Ближе к концу моей работы в офисе RBI, выходной Сергеич как-то позвонил вечером из дома на пост. Мы никогда не видели его употребляющим алкоголь, но тут он звонил сильно выпивши. Он как-то хвалил меня, переходил с темы на тему, потом спросил очень значительно:
— Ты знаешь, кто я?
— Офицер, — не удержался я от ёрничества.
— Нет… кто я, ты знаешь?
— Не знаю.
— Я — член Союза писателей.
Пожалуй, для меня это было авторитетно. Если бы он сразу при знакомстве представился писателем, я признал бы свою роль Хемпфри Ван-Вейдена.
Уволившись в марте 2005 года, я позвонил на пост 30 мая. День рождения у Сергеича был 31 мая, но я попутал и позвонил заранее. Он выслушал мои поздравления, благодарил и даже не журил за плохую примету — звонить заранее. Я таких торопыг вообще баню сразу, верю в приметы. Исполнялось Сергеичу 60 лет.

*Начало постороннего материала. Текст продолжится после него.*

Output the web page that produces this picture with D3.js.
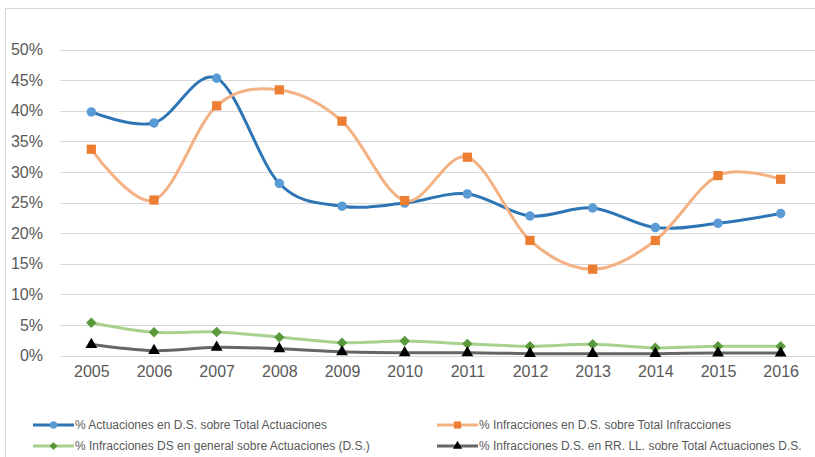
<!DOCTYPE html>
<html>
<head>
<meta charset="utf-8">
<script src="https://cdn.jsdelivr.net/npm/d3@7"></script>
<style>
  html, body { margin: 0; padding: 0; background: #fff; }
  svg { display: block; font-family: "Liberation Sans", Arial, sans-serif; }
</style>
</head>
<body>
<svg id="chart" width="815" height="457"></svg>
<script>
const years = ['2005','2006','2007','2008','2009','2010','2011','2012','2013','2014','2015','2016'];
const actuacionesDS = [39.8, 38.0, 45.3, 28.1, 24.4, 24.9, 26.4, 22.8, 24.1, 20.9, 21.6, 23.2];
const infraccionesDS = [33.7, 25.4, 40.8, 43.4, 38.3, 25.3, 32.4, 18.8, 14.1, 18.8, 29.4, 28.8];
const infraccionesGeneral = [5.36, 3.8, 3.85, 3.0, 2.1, 2.35, 1.9, 1.5, 1.85, 1.25, 1.5, 1.5];
const infraccionesRRLL = [1.8, 0.8, 1.35, 1.1, 0.6, 0.45, 0.45, 0.3, 0.3, 0.3, 0.4, 0.4];
const yTicks = [0, 5, 10, 15, 20, 25, 30, 35, 40, 45, 50];
const seriesNames = [
  '% Actuaciones en D.S. sobre Total Actuaciones',
  '% Infracciones en D.S. sobre Total Infracciones',
  '% Infracciones DS en general sobre Actuaciones (D.S.)',
  '% Infracciones D.S. en RR. LL. sobre Total Actuaciones D.S.'
];

const series = [
  {name: seriesNames[0], values: actuacionesDS, line: '#2e75b6', marker: '#5b9bd5', sym: d3.symbolCircle, size: 70, rot: 0},
  {name: seriesNames[1], values: infraccionesDS, line: '#f4b183', marker: '#ed7d31', sym: d3.symbolSquare, size: 85, rot: 0},
  {name: seriesNames[2], values: infraccionesGeneral, line: '#a9d18e', marker: '#5a9a3c', sym: d3.symbolSquare, size: 55, rot: 45},
  {name: seriesNames[3], values: infraccionesRRLL, line: '#666666', marker: '#000000', sym: d3.symbolTriangle, size: 60, rot: 0}
];

const svg = d3.select('#chart');

// chart border (right/bottom edges fall outside the picture)
svg.append('rect').attr('x', 5.5).attr('y', 8.5).attr('width', 830).attr('height', 470)
  .attr('fill', 'none').attr('stroke', '#d9d9d9').attr('stroke-width', 1);

const x = d3.scalePoint().domain(years).range([60, 812]).padding(0.5);
const y = d3.scaleLinear().domain([0, 50]).range([355.5, 49.5]);

// gridlines
svg.append('g').selectAll('line').data(yTicks).join('line')
  .attr('x1', 60).attr('x2', 815)
  .attr('y1', d => Math.round(y(d)) + 0.5).attr('y2', d => Math.round(y(d)) + 0.5)
  .attr('stroke', '#d9d9d9').attr('stroke-width', 1);

// y axis labels
const yAxis = d3.axisLeft(y).tickValues(yTicks).tickFormat(d => d + '%').tickSize(0).tickPadding(0);
const gy = svg.append('g').attr('transform', 'translate(43,0)').call(yAxis);
gy.select('.domain').remove();
gy.selectAll('text').attr('font-size', 16).attr('fill', '#595959')
  .attr('font-family', '"Liberation Sans", Arial, sans-serif');

// x axis labels
const xAxis = d3.axisBottom(x).tickSize(0).tickPadding(0);
const gx = svg.append('g').attr('transform', 'translate(0,366)').call(xAxis);
gx.select('.domain').remove();
gx.selectAll('text').attr('font-size', 16).attr('fill', '#595959')
  .attr('font-family', '"Liberation Sans", Arial, sans-serif');

const line = d3.line()
  .x((d, i) => x(years[i]))
  .y(d => y(d))
  .curve(d3.curveCatmullRom.alpha(0));

series.forEach(s => {
  const g = svg.append('g');
  g.append('path').attr('d', line(s.values))
    .attr('fill', 'none').attr('stroke', s.line).attr('stroke-width', 3)
    .attr('stroke-linejoin', 'round').attr('stroke-linecap', 'round');
  g.selectAll('path.m').data(s.values).join('path').attr('class', 'm')
    .attr('transform', (d, i) => `translate(${x(years[i])},${y(d)}) rotate(${s.rot})`)
    .attr('d', d3.symbol().type(s.sym).size(s.size))
    .attr('fill', s.marker);
});

// legend
const legendPos = [
  {x: 33, y: 425}, {x: 437, y: 425},
  {x: 33, y: 446}, {x: 437, y: 446}
];
series.forEach((s, i) => {
  const p = legendPos[i];
  const g = svg.append('g').attr('transform', `translate(${p.x},${p.y})`);
  g.append('line').attr('x1', 0).attr('x2', 41).attr('y1', 0).attr('y2', 0)
    .attr('stroke', s.line).attr('stroke-width', 3);
  g.append('path').attr('transform', `translate(20.5,0) rotate(${s.rot})`)
    .attr('d', d3.symbol().type(s.sym).size(s.size * 0.6)).attr('fill', s.marker);
  g.append('text').attr('x', 42).attr('y', 0).attr('dy', '0.35em')
    .attr('font-size', 12).attr('fill', '#595959').text(s.name);
});
</script>
</body>
</html>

Году в 2011, в переходе метро, мне показалось, что я увидел его — он прошёл навстречу, огромный, спортивный и немного грустный. Я растерялся и не стал догонять того человека — мне показалось, что он ещё моложе того Сергеича, которого я помнил.
В 2017 году, в Крыму, в Коктебеле, жена сказала:
— Мы купили экскурсию на Кара-Даг у дяди Володи.
Вечером я увидел дядю Володю, который каждый день стоял на набережной Коктебеля и продавал экскурсии. Бритая голова с египетским загаром, широченные покатые плечи, тонкое умное лицо… Но он был моложавее, чем тот Сергеич, которого я помнил. Это был не он. Да, Коктебель. Да, Володя. Да, вылитый он. Но не может же быть, чтобы человек от встречи к встрече молодел…
Сидя в кафе на набережной и поедая ставшую розовой от поджарки барабулю, я вспоминал эти наши годы на RBI, смотрел на дядю Володю, стоявшего со щитами на груди и спине, расписанными рекламой экскурсий, и поворачивающегося к проходящим людям то туда, то сюда. А в голове крутилось «Зеркало для героя», финальная сцена, где герой смотрит на Ивана Бортника с патефоном, стоящего среди танцующих и поворачивающегося то туда, то сюда…
В интернете можно найти его стихи — про Волошинскую тропу, например.